▸ Available data:
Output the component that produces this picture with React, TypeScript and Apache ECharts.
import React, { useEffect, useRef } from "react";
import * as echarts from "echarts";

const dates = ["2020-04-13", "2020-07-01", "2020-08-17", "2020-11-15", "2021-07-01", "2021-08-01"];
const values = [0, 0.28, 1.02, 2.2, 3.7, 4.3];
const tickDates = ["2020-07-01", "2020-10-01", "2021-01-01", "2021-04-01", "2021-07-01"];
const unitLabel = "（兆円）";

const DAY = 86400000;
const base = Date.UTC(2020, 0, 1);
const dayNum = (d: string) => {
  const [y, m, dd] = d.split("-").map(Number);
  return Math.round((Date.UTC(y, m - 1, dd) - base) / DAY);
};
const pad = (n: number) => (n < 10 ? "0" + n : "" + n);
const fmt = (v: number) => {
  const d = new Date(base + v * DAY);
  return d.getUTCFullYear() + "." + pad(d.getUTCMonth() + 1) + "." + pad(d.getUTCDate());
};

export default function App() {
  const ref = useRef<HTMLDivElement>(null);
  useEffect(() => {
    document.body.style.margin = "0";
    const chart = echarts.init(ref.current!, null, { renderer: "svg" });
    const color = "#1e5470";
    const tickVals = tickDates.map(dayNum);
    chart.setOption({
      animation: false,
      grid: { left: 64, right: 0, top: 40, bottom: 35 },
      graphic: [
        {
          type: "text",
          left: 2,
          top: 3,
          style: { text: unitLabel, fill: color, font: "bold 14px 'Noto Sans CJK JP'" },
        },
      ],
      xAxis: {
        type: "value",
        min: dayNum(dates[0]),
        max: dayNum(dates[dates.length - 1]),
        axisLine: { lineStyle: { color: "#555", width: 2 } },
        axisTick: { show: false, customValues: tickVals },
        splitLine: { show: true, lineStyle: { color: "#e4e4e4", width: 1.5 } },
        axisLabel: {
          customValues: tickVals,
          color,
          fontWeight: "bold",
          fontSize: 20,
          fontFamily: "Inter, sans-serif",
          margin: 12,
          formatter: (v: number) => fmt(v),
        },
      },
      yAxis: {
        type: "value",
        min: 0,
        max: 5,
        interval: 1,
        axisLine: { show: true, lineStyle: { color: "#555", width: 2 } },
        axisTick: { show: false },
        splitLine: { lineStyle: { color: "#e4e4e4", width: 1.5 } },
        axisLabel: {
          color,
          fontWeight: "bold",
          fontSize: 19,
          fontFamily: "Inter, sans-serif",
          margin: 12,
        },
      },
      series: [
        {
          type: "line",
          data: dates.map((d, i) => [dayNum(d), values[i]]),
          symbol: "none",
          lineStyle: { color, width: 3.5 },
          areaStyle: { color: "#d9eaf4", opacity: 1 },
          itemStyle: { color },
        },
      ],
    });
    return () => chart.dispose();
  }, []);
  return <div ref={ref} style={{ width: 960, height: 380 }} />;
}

▸ Work to complete: From the first line to the last, please quote the material above exactly.

▸ Correct result:
Output the component that produces this picture with React, TypeScript and Apache ECharts.
import React, { useEffect, useRef } from "react";
import * as echarts from "echarts";

const dates = ["2020-04-13", "2020-07-01", "2020-08-17", "2020-11-15", "2021-07-01", "2021-08-01"];
const values = [0, 0.28, 1.02, 2.2, 3.7, 4.3];
const tickDates = ["2020-07-01", "2020-10-01", "2021-01-01", "2021-04-01", "2021-07-01"];
const unitLabel = "（兆円）";

const DAY = 86400000;
const base = Date.UTC(2020, 0, 1);
const dayNum = (d: string) => {
  const [y, m, dd] = d.split("-").map(Number);
  return Math.round((Date.UTC(y, m - 1, dd) - base) / DAY);
};
const pad = (n: number) => (n < 10 ? "0" + n : "" + n);
const fmt = (v: number) => {
  const d = new Date(base + v * DAY);
  return d.getUTCFullYear() + "." + pad(d.getUTCMonth() + 1) + "." + pad(d.getUTCDate());
};

export default function App() {
  const ref = useRef<HTMLDivElement>(null);
  useEffect(() => {
    document.body.style.margin = "0";
    const chart = echarts.init(ref.current!, null, { renderer: "svg" });
    const color = "#1e5470";
    const tickVals = tickDates.map(dayNum);
    chart.setOption({
      animation: false,
      grid: { left: 64, right: 0, top: 40, bottom: 35 },
      graphic: [
        {
          type: "text",
          left: 2,
          top: 3,
          style: { text: unitLabel, fill: color, font: "bold 14px 'Noto Sans CJK JP'" },
        },
      ],
      xAxis: {
        type: "value",
        min: dayNum(dates[0]),
        max: dayNum(dates[dates.length - 1]),
        axisLine: { lineStyle: { color: "#555", width: 2 } },
        axisTick: { show: false, customValues: tickVals },
        splitLine: { show: true, lineStyle: { color: "#e4e4e4", width: 1.5 } },
        axisLabel: {
          customValues: tickVals,
          color,
          fontWeight: "bold",
          fontSize: 20,
          fontFamily: "Inter, sans-serif",
          margin: 12,
          formatter: (v: number) => fmt(v),
        },
      },
      yAxis: {
        type: "value",
        min: 0,
        max: 5,
        interval: 1,
        axisLine: { show: true, lineStyle: { color: "#555", width: 2 } },
        axisTick: { show: false },
        splitLine: { lineStyle: { color: "#e4e4e4", width: 1.5 } },
        axisLabel: {
          color,
          fontWeight: "bold",
          fontSize: 19,
          fontFamily: "Inter, sans-serif",
          margin: 12,
        },
      },
      series: [
        {
          type: "line",
          data: dates.map((d, i) => [dayNum(d), values[i]]),
          symbol: "none",
          lineStyle: { color, width: 3.5 },
          areaStyle: { color: "#d9eaf4", opacity: 1 },
          itemStyle: { color },
        },
      ],
    });
    return () => chart.dispose();
  }, []);
  return <div ref={ref} style={{ width: 960, height: 380 }} />;
}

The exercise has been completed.